I tried downgrading the NVIDIA driver to 450 and then 390, but those versions have communication errors when installed as they’re outdated. Any help at all will be deeply appreciated. Thanks in advance!
It is possible for the CUDA versions of the driver and the cryoSPARC-configured toolkit (configured via CRYOSPARC_CUDA_PATH in /path/to/cryosparc_worker/config.sh) to differ.
In the absence of any related cryoSPARC error, I see no reason in this case to downgrade to a driver version that corresponds to the version of the toolkit associated with CRYOSPARC_CUDA_PATH.
This is my interpretation of backward compatibility discussed elsewhere.
You may wish to validate the combination of CUDA-10.1 CRYSPARC_CUDA_PATH and CUDA-11.4 driver with a test workflow like this.
Apologies, I should have specified; with this current setup, we were able to run jobs on the GPU but they eventually failed with the error that the gpu architecture is not recognized. I thought it was because our CUDA version was too high, but so far our machine hasn’t been able to tolerate NVIDIA drivers/CUDA configurations lower than 470.
Hi, thanks again for your response. Here are the outputs for the commands you sent, although how could I find the cryosparc CUDA path again? Would that strictly be inside the cryosparc root directory? (btw I did have to update the NVIDIA driver again because we were having NVIDIA communication errors with the 470.) Thanks so much again!
Thank you for sharing the error message. This could be a case where the GPU hardware requires version 11 or newer of the CUDA toolkit.
We currently recommend CUDA-11.2 because we haven’t tested newer minor versions of the toolkit.
If you opt for a toolkit version newer than 11.2, I strongly recommend validating cryoSPARC with a test workflow.
The cryosparc_worker installation needs to be updated with the /path/to/cryosparc_worker/bin/cryosparcw newcuda /path/to/new_cuda_toolkit_root
command every time changes are made to the location or content of CRYOSPARC_CUDA_PATH (defined in /path/to/cryosparc_worker/config.sh).
EDIT: I just now realized, based on the output of python -c "import pycuda.driver; print(pycuda.driver.get_version())", that the /home/voslab/cryosparc/cryosparc_worker installation appears to already have been configured with CUDA-11.2, but not 10.1, as I had expected based on
What are the outputs of commands 2 and 3 from this sequence:
I think I see the issue; the cryosparc worker CUDA path is pointing to ‘/usr/local/bin/cuda-11.2’, which doesn’t exist.
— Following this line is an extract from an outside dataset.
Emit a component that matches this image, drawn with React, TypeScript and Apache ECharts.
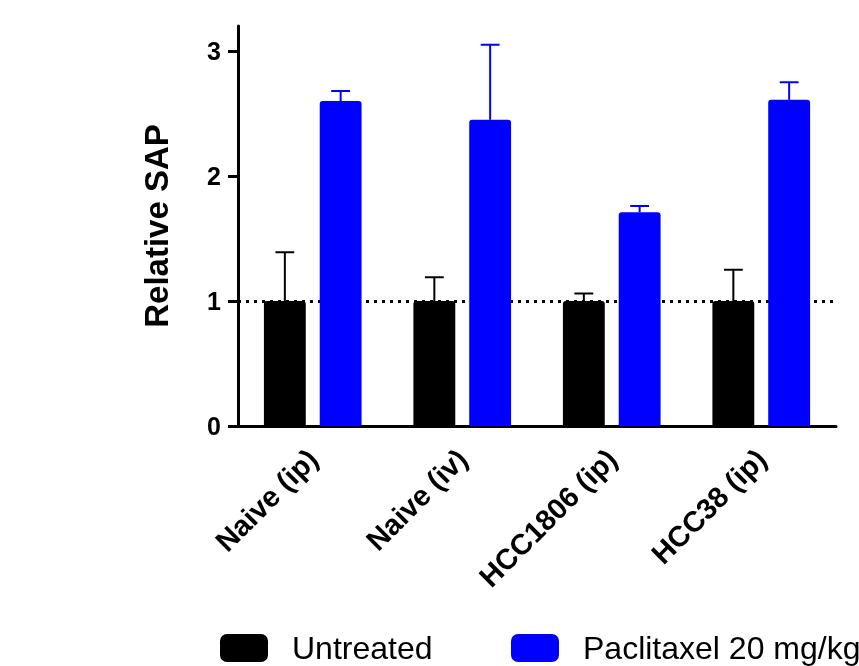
import React, { useEffect, useRef } from "react";
import * as echarts from "echarts";

const categories = ["Naive (ip)", "Naive (iv)", "HCC1806 (ip)", "HCC38 (ip)"];
const untreated = [1.0, 1.0, 1.0, 1.0];
const untreatedErr = [0.39, 0.19, 0.06, 0.25];
const paclitaxel = [2.6, 2.45, 1.71, 2.61];
const paclitaxelErr = [0.08, 0.6, 0.05, 0.14];
const yTicks = [0, 1, 2, 3];
const seriesNames = ["Untreated", "Paclitaxel 20 mg/kg"];

const FONT = "'Liberation Sans', Arial, sans-serif";
const BAR_FRAC = 0.28;
const GAP_FRAC = 1 / 3;

function errorSeries(name: string, values: number[], errs: number[], color: string, side: number) {
  return {
    type: "custom",
    name: name + " err",
    silent: true,
    z: 5,
    legendHoverLink: false,
    data: values.map((v, i) => [i, v, v + errs[i]]),
    encode: { x: 0, y: [1, 2] },
    renderItem: (params: any, api: any) => {
      const idx = api.value(0);
      const lo = api.coord([idx, api.value(1)]);
      const hi = api.coord([idx, api.value(2)]);
      const band = api.size([1, 0])[0];
      const bw = band * BAR_FRAC;
      const off = side * (bw + bw * GAP_FRAC) / 2;
      const x = lo[0] + off;
      const cap = bw * 0.45;
      return {
        type: "group",
        children: [
          { type: "line", shape: { x1: x, y1: lo[1], x2: x, y2: hi[1] }, style: { stroke: color, lineWidth: 2 } },
          { type: "line", shape: { x1: x - cap / 2, y1: hi[1], x2: x + cap / 2, y2: hi[1] }, style: { stroke: color, lineWidth: 2 } },
        ],
      };
    },
  };
}

function legendFor(name: string, left: number) {
  return {
    left,
    top: 627,
    itemWidth: 48,
    itemHeight: 28,
    selectedMode: false,
    data: [{ name, icon: "roundRect" }],
    textStyle: { fontSize: 32, color: "#000", fontFamily: FONT, padding: [0, 0, 0, 19] },
  };
}

export default function App() {
  const ref = useRef<HTMLDivElement>(null);
  useEffect(() => {
    if (!ref.current) return;
    const chart = echarts.init(ref.current, undefined, { renderer: "svg" });
    chart.setOption({
      animation: false,
      textStyle: { fontFamily: FONT },
      grid: { left: 238, right: 23, top: 26, bottom: 240, containLabel: false },
      legend: [legendFor(seriesNames[0], 215), legendFor(seriesNames[1], 506)],
      xAxis: {
        type: "category",
        data: categories,
        axisLine: { lineStyle: { color: "#000", width: 3 } },
        axisTick: { alignWithLabel: true, length: 11, lineStyle: { color: "#000", width: 3 } },
        axisLabel: {
          rotate: 45,
          margin: 28,
          fontSize: 29,
          fontWeight: "bold",
          color: "#000",
          fontFamily: FONT,
        },
      },
      yAxis: {
        type: "value",
        min: 0,
        max: 3.2,
        interval: 1,
        name: "Relative SAP",
        nameLocation: "middle",
        nameGap: 65,
        nameTextStyle: { fontSize: 33, fontWeight: "bold", color: "#000", fontFamily: FONT },
        splitLine: { show: false },
        axisLine: { show: true, lineStyle: { color: "#000", width: 3 } },
        axisTick: { show: true, length: 10, customValues: yTicks, lineStyle: { color: "#000", width: 3 } },
        axisLabel: {
          customValues: yTicks,
          margin: 17,
          fontSize: 25,
          fontWeight: "bold",
          color: "#000",
          fontFamily: FONT,
        },
      },
      series: [
        {
          name: seriesNames[0],
          type: "bar",
          data: untreated,
          barWidth: BAR_FRAC * 100 + "%",
          barGap: GAP_FRAC * 100 + "%",
          itemStyle: { color: "#000000", borderRadius: [3, 3, 0, 0] },
          z: 3,
          markLine: {
            silent: true,
            symbol: "none",
            label: { show: false },
            z: 1,
            lineStyle: { color: "#000", width: 3, type: [3, 5] },
            data: [{ yAxis: 1 }],
          },
        },
        {
          name: seriesNames[1],
          type: "bar",
          data: paclitaxel,
          barWidth: BAR_FRAC * 100 + "%",
          barGap: GAP_FRAC * 100 + "%",
          itemStyle: { color: "#0000FF", borderRadius: [3, 3, 0, 0] },
          z: 3,
        },
        errorSeries(seriesNames[0], untreated, untreatedErr, "#000000", -1),
        errorSeries(seriesNames[1], paclitaxel, paclitaxelErr, "#0000FF", 1),
      ],
    });
    return () => chart.dispose();
  }, []);
  return <div ref={ref} style={{ position: "fixed", left: 0, top: 0, width: 859, height: 666 }} />;
}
How do you best recommend installing CUDA 11.2 as opposed to CUDA 11.6? I previously used the package manager to install the NVIDIA-CUDA toolkit, which automatically installed CUDA 11.6.
Please review installer documentation and your existing directory structure/contents to ensure the following suggestion is suitable for your circumstances.
As user voslab, notroot:
cd
(single line command) wget https://developer.download.nvidia.com/compute/cuda/11.2.2/local_installers/cuda_11.2.2_460.32.03_linux.run
I am not sure what the problem might be.
Has the build-essential package been installed on this system?
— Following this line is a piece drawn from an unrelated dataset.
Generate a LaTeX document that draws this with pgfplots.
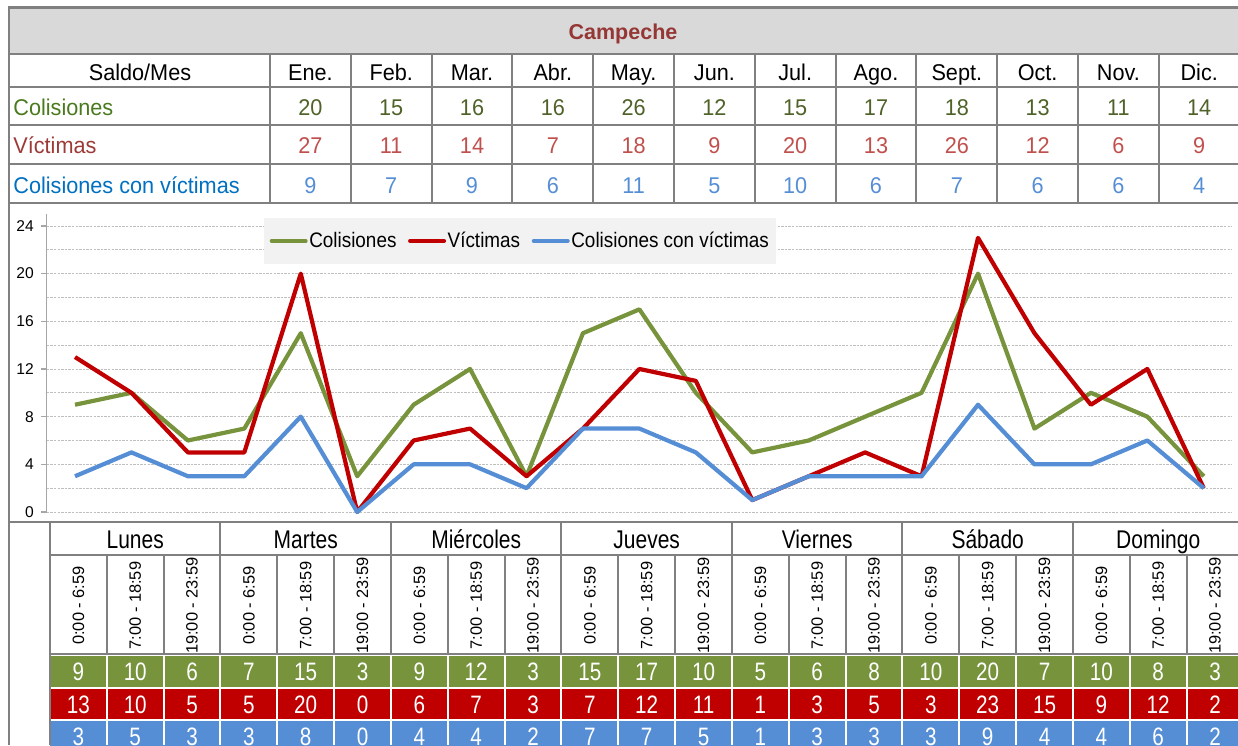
\documentclass[border=0pt]{standalone}
\usepackage{pgfplots}
\pgfplotsset{compat=1.18}
\usepackage{pgfplotstable}
\usepackage{fontspec}
\setmainfont{Liberation Sans}
\newfontfamily\topfont{Liberation Sans}[FakeStretch=0.95]
\newfontfamily\narrowfont{Liberation Sans}[FakeStretch=0.82]
\newfontfamily\legfont{Liberation Sans}[FakeStretch=0.9]
\definecolor{cgreen}{HTML}{77933C}
\definecolor{cred}{HTML}{C00000}
\definecolor{cblue}{HTML}{558ED5}
\definecolor{tgreen}{HTML}{4F6228}
\definecolor{tgreenlab}{HTML}{4A7A1E}
\definecolor{tred}{HTML}{C0504D}
\definecolor{tredlab}{HTML}{9C3A37}
\definecolor{tblue}{HTML}{558ED5}
\definecolor{tbluelab}{HTML}{0070C0}
\definecolor{titlered}{HTML}{953735}
\definecolor{bordergray}{HTML}{808080}
\definecolor{titlegray}{HTML}{D9D9D9}
\definecolor{leggray}{HTML}{F2F2F2}
\definecolor{gridgray}{HTML}{BFBFBF}
\definecolor{axisgray}{HTML}{A6A6A6}

\pgfplotstableread{
x col vic cv
0 9 13 3
1 10 10 5
2 6 5 3
3 7 5 3
4 15 20 8
5 3 0 0
6 9 6 4
7 12 7 4
8 3 3 2
9 15 7 7
10 17 12 7
11 10 11 5
12 5 1 1
13 6 3 3
14 8 5 3
15 10 3 3
16 20 23 9
17 7 15 4
18 10 9 4
19 8 12 6
20 3 2 2
}\datatable

\begin{document}
\begin{tikzpicture}
\useasboundingbox (0,0) rectangle (619pt,-372.5pt);
\begin{scope}[x=0.5pt,y=-0.5pt]
% ---------- top table ----------
\fill[titlegray] (9,7.5) rectangle (1238,54);
\begin{scope}[draw=bordergray, line width=1pt]
\foreach \y in {54,86.7,125.3,164,202.7} \draw (9,\y) -- (1238,\y);
\foreach \k in {0,...,11} \draw ({270+80.8*\k},54) -- ({270+80.8*\k},202.7);
\draw (9,522) -- (1238,522);
\draw (50,555) -- (1238,555);
\draw (50,654) -- (1238,654);
\foreach \k in {1,...,6} \draw ({50+56.83*3*\k},522) -- ({50+56.83*3*\k},555);
\foreach \k in {1,...,20} \draw ({50+56.83*\k},555) -- ({50+56.83*\k},654);
\end{scope}
% colored value rows
\fill[cgreen] (50,656) rectangle (1238,686.5);
\fill[cred] (50,688.5) rectangle (1238,718.5);
\fill[cblue] (50,720.5) rectangle (1238,750);
\foreach \k in {1,...,20} \draw[white, line width=1pt] ({50+56.83*\k},655) -- ({50+56.83*\k},745);
\draw[bordergray, line width=1pt] (50,522) -- (50,745);
\draw[bordergray, line width=1.3pt] (9,745) -- (9,7.5) -- (1238,7.5);

\node[anchor=base, inner sep=0pt, font=\bfseries\fontsize{10.75}{13}\selectfont, text=titlered] at (623,39.3) {Campeche};
\begin{scope}[every node/.style={anchor=base, inner sep=0pt, font=\topfont\fontsize{11.4}{13}\selectfont}]
\node at (140,80) {Saldo/Mes};
\foreach \m [count=\k from 0] in {Ene.,Feb.,Mar.,Abr.,May.,Jun.,Jul.,Ago.,Sept.,Oct.,Nov.,Dic.}
  \node at ({270+80.8*(\k+0.5)},80) {\m};
\node[anchor=base west, text=tgreenlab] at (13,115) {Colisiones};
\node[anchor=base west, text=tredlab] at (13,153.5) {Víctimas};
\node[anchor=base west, text=tbluelab] at (13,193) {Colisiones con víctimas};
\foreach \v [count=\k from 0] in {20,15,16,16,26,12,15,17,18,13,11,14}
  \node[text=tgreen] at ({270+80.8*(\k+0.5)},115) {\v};
\foreach \v [count=\k from 0] in {27,11,14,7,18,9,20,13,26,12,6,9}
  \node[text=tred] at ({270+80.8*(\k+0.5)},153.5) {\v};
\foreach \v [count=\k from 0] in {9,7,9,6,11,5,10,6,7,6,6,4}
  \node[text=tblue] at ({270+80.8*(\k+0.5)},193) {\v};
\end{scope}
% ---------- bottom table ----------
\foreach \d [count=\i from 0] in {Lunes,Martes,Miércoles,Jueves,Viernes,Sábado,Domingo}
  \node[anchor=base, inner sep=0pt, font=\narrowfont\fontsize{12.8}{14}\selectfont] at ({50+56.83*(3*\i+1.5)},548.3) {\d};
\foreach \i in {0,...,6}{
  \foreach \t [count=\j from 0] in {0:00 - 6:59,7:00 - 18:59,19:00 - 23:59}
    \node[rotate=90, inner sep=0pt, font=\fontsize{8.2}{9}\selectfont] at ({50+56.83*(3*\i+\j+0.5)},605.5) {\t};
}
\begin{scope}[every node/.style={anchor=base, inner sep=0pt, text=white, font=\narrowfont\fontsize{12.6}{14}\selectfont}]
\foreach \v [count=\k from 0] in {9,10,6,7,15,3,9,12,3,15,17,10,5,6,8,10,20,7,10,8,3}
  \node at ({50+56.83*(\k+0.5)},680.5) {\v};
\foreach \v [count=\k from 0] in {13,10,5,5,20,0,6,7,3,7,12,11,1,3,5,3,23,15,9,12,2}
  \node at ({50+56.83*(\k+0.5)},713) {\v};
\foreach \v [count=\k from 0] in {3,5,3,3,8,0,4,4,2,7,7,5,1,3,3,3,9,4,4,6,2}
  \node at ({50+56.83*(\k+0.5)},745) {\v};
\end{scope}
\end{scope}

% ---------- chart ----------
\begin{axis}[
  at={(23.4pt,-256pt)}, anchor=south west,
  scale only axis, width=592.6pt, height=149pt,
  xmin=-0.5, xmax=20.5, ymin=0, ymax=25,
  clip=false,
  axis lines*=left,
  x axis line style={draw=none},
  y axis line style={draw=axisgray, line width=0.6pt},
  xtick=\empty,
  ytick={0,4,...,24}, minor ytick={2,6,...,22},
  grid=both,
  major grid style={gridgray, line width=0.4pt, dash pattern=on 1.2pt off 0.6pt},
  minor grid style={gridgray, line width=0.4pt, dash pattern=on 1.2pt off 0.6pt},
  tick align=outside, major tick length=3pt, minor tick length=0pt,
  tick style={axisgray, line width=0.6pt},
  /pgf/number format/assume math mode=true,
  yticklabel style={font=\fontsize{7.8}{9}\selectfont, text=black},
  legend style={at={(0.3993,0.9097)}, anchor=center, fill=leggray, draw=none,
    font=\legfont\fontsize{10.5}{12}\selectfont, legend columns=3,
    inner xsep=3pt, inner ysep=5pt,
    nodes={inner xsep=0.8pt},
    /tikz/every odd column/.append style={column sep=0pt},
    /tikz/every even column/.append style={column sep=5pt}},
  legend image code/.code={\draw[#1, line width=2pt, line cap=round] (0pt,0pt) -- (17pt,0pt);},
]
\addplot[cgreen, line width=2.1pt, line join=round] table[x=x, y=col] {\datatable};
\addlegendentry{Colisiones}
\addplot[cred, line width=2.1pt, line join=round] table[x=x, y=vic] {\datatable};
\addlegendentry{Víctimas}
\addplot[cblue, line width=2.1pt, line join=round] table[x=x, y=cv] {\datatable};
\addlegendentry{Colisiones con víctimas}
\end{axis}
\end{tikzpicture}
\end{document}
More information should become available if the command were repeated without the --silent flag.
Since that command wasn’t working, I used wget to save the cuda 11.2 runfile to /home/voslab/ and installed using ‘sudo sh cuda_11.2.2_460.32.03_linux.run --toolkit --silent --override’. Then I assigned the CRYOSPARC_CUDA_PATH to the installed cuda, and cryosparc is able to complete jobs now! Thank you so much again for all of your help.